Sir Alex reviews the figures

Whilst during the 2012-13 football season United’s total revenue increased from £323.7m to £346.5m, they were still overtaken by Bayern Munich, who won a treble and dominated European football with a 17% boost in revenues to £352.5m.

Prize money from winning the Champions League, together with match day income from a sold-out Allianz Arena and a number of lucrative commercial deals all helped the Bavarian giant.

Austin Houlihan, senior manager in the sports business group at Deloitte said United’s fall to fourth place could get worse this season as they are already out of the Football League and FA Cups and on present form; it doesn’t look like they will qualify for the Champions’ League this season.

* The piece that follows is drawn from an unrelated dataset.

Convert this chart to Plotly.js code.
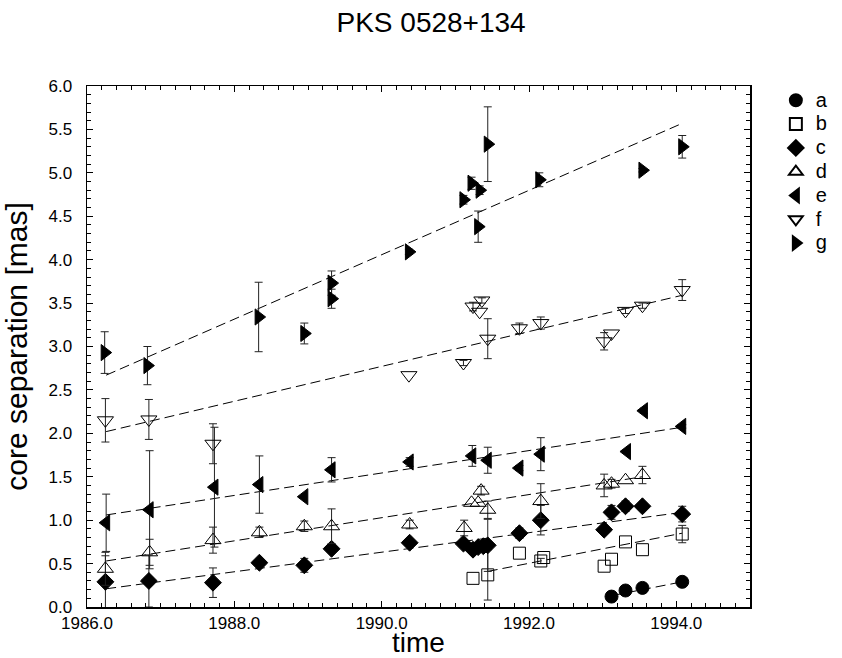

He did however comment that it isn’t all doom and gloom for the UK’s richest club, as a number of the club’s recent commercial deals will boost revenue in the 2013-14 season.

“These deals, combined with the impact of the improved three-year Premier League TV broadcast deals from 2013/14, mean they are likely to get close to the €400m revenue mark in next year’s money league,” Houlihan said.

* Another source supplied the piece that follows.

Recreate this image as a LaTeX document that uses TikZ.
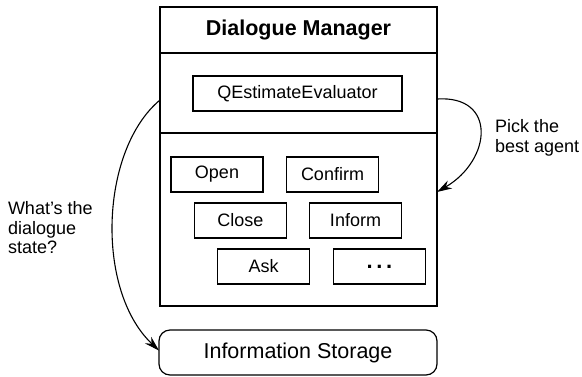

Despite United’s commercial revenue surging in recent years and the increased TV revenue from Sky and BT, its ability to continue to generating additional income is crucial to a smooth transition from Sir Alex Ferguson’s retirement in May 2013 to a new era under David Moyes.

The new United manager saw his team lose three games in seven days earlier this month, including an exit from the FA Cup at the hands of Swansea City. The club has all but given up hope of retaining the league title it has won 12 times in the past 21 years and to add insult to injury, Manchester United missed out on a lucrative Wembley final after losing the semi-final on penalties to Sunderland last week.

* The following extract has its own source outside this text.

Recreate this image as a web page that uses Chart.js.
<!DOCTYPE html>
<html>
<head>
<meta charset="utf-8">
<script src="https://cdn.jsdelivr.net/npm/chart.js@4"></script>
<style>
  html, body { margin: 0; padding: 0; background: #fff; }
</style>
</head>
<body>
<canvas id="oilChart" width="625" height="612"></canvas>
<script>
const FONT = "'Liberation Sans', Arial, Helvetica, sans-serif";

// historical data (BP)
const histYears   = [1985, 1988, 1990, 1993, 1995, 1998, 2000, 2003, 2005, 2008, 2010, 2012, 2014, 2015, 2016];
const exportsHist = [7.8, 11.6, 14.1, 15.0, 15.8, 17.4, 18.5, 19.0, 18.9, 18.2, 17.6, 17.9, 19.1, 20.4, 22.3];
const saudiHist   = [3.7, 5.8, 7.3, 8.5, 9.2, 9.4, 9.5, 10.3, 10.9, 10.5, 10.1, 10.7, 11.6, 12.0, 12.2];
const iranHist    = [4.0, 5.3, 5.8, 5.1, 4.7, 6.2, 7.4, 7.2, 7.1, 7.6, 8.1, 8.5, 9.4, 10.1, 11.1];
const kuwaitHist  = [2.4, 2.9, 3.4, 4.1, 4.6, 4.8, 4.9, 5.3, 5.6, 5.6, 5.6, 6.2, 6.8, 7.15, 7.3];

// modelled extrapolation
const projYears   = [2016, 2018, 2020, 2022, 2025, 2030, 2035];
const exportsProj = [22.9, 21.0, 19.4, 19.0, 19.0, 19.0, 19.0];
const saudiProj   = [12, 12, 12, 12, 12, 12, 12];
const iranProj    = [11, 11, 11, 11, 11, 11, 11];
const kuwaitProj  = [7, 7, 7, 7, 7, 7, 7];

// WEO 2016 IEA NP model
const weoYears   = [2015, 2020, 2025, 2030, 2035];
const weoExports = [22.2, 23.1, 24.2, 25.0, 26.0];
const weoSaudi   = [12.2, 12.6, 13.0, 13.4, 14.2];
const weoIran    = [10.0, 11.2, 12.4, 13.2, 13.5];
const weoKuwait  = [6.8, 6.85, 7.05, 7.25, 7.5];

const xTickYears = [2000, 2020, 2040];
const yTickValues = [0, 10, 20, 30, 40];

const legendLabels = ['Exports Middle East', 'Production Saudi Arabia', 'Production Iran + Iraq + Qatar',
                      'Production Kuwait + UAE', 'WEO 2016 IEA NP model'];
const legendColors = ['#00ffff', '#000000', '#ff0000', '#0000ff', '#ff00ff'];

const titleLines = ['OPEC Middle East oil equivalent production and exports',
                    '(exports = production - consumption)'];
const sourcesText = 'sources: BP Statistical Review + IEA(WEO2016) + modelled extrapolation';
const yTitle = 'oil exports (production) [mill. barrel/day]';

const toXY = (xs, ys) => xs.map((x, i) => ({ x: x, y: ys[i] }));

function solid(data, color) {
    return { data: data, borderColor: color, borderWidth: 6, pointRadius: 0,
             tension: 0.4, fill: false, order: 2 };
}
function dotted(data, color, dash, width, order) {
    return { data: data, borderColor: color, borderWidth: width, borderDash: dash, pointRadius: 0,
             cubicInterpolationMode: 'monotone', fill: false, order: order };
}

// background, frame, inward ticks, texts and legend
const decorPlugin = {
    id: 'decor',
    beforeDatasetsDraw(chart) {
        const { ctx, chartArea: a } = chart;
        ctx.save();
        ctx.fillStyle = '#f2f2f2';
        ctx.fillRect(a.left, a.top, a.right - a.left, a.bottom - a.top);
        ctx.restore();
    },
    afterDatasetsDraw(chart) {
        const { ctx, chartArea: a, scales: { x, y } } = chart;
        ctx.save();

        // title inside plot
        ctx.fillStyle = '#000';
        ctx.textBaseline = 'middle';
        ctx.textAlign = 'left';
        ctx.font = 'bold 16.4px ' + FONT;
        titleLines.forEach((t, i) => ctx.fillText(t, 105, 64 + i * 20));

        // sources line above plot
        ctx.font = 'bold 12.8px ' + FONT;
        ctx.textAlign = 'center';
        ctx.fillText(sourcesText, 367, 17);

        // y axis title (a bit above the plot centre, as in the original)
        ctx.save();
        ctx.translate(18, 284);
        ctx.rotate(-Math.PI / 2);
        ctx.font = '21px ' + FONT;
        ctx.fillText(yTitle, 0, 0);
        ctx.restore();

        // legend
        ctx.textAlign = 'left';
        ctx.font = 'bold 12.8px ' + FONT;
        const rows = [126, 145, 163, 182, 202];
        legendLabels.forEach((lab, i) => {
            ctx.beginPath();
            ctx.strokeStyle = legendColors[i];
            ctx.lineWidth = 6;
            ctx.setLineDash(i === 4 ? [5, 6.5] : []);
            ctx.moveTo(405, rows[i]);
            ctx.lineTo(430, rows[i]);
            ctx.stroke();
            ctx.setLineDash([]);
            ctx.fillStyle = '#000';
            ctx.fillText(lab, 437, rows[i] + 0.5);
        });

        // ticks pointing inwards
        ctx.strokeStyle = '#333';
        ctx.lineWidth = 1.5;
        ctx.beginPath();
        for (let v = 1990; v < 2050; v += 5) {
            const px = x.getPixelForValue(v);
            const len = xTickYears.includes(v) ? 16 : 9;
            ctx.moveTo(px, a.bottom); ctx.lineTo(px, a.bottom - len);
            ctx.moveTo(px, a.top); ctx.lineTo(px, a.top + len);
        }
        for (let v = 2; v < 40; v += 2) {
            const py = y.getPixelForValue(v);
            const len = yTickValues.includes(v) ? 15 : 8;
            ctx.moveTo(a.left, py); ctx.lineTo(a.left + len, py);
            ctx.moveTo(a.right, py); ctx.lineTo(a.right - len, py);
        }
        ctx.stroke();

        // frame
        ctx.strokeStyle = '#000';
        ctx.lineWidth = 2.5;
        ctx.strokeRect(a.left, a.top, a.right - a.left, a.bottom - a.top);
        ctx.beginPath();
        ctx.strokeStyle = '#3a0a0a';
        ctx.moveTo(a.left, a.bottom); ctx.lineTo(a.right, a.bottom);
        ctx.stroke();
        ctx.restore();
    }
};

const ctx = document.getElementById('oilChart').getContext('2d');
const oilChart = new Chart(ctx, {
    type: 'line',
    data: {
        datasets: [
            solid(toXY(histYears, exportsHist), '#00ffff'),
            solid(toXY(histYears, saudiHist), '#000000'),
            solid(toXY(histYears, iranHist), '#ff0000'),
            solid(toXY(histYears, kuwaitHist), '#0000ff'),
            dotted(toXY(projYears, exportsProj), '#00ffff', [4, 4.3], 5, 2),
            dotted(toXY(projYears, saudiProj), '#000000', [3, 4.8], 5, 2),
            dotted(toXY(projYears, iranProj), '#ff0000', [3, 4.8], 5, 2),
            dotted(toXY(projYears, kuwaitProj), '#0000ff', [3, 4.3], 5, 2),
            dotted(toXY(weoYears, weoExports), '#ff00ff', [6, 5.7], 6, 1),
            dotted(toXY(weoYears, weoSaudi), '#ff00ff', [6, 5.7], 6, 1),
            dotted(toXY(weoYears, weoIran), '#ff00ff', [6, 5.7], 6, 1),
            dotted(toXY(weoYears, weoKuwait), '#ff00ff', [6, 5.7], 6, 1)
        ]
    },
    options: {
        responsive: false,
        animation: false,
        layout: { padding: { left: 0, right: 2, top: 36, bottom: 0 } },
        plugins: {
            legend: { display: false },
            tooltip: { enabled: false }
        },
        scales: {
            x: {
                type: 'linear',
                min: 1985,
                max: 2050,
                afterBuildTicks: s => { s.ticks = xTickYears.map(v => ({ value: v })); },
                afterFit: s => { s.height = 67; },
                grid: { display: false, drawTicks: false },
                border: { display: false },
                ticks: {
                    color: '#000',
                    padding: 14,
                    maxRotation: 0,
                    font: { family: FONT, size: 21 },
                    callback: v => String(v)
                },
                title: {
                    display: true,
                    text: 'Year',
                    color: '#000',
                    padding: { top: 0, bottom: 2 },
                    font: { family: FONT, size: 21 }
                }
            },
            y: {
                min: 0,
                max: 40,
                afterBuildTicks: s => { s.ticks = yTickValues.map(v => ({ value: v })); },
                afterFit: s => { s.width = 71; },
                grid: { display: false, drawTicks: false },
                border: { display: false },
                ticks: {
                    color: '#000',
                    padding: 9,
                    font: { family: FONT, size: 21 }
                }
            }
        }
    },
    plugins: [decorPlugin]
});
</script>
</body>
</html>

Many pundits and financial analysts point to deeper problems arising from the Glazer family’s 2005 takeover of United and their private-equity management philosophy that has drained significant sums from the club and consequently dramatically reducing investment for new players.

The new owners completed their £790m leveraged buyout in 2005 and their investment in United is now worth at least double what they paid for it. However, they had to borrow most of the money to buy the club and as a result, have taken out in excess of £500m in interest, management fees, bank charges and debt repayments to service the £525m borrowed capital.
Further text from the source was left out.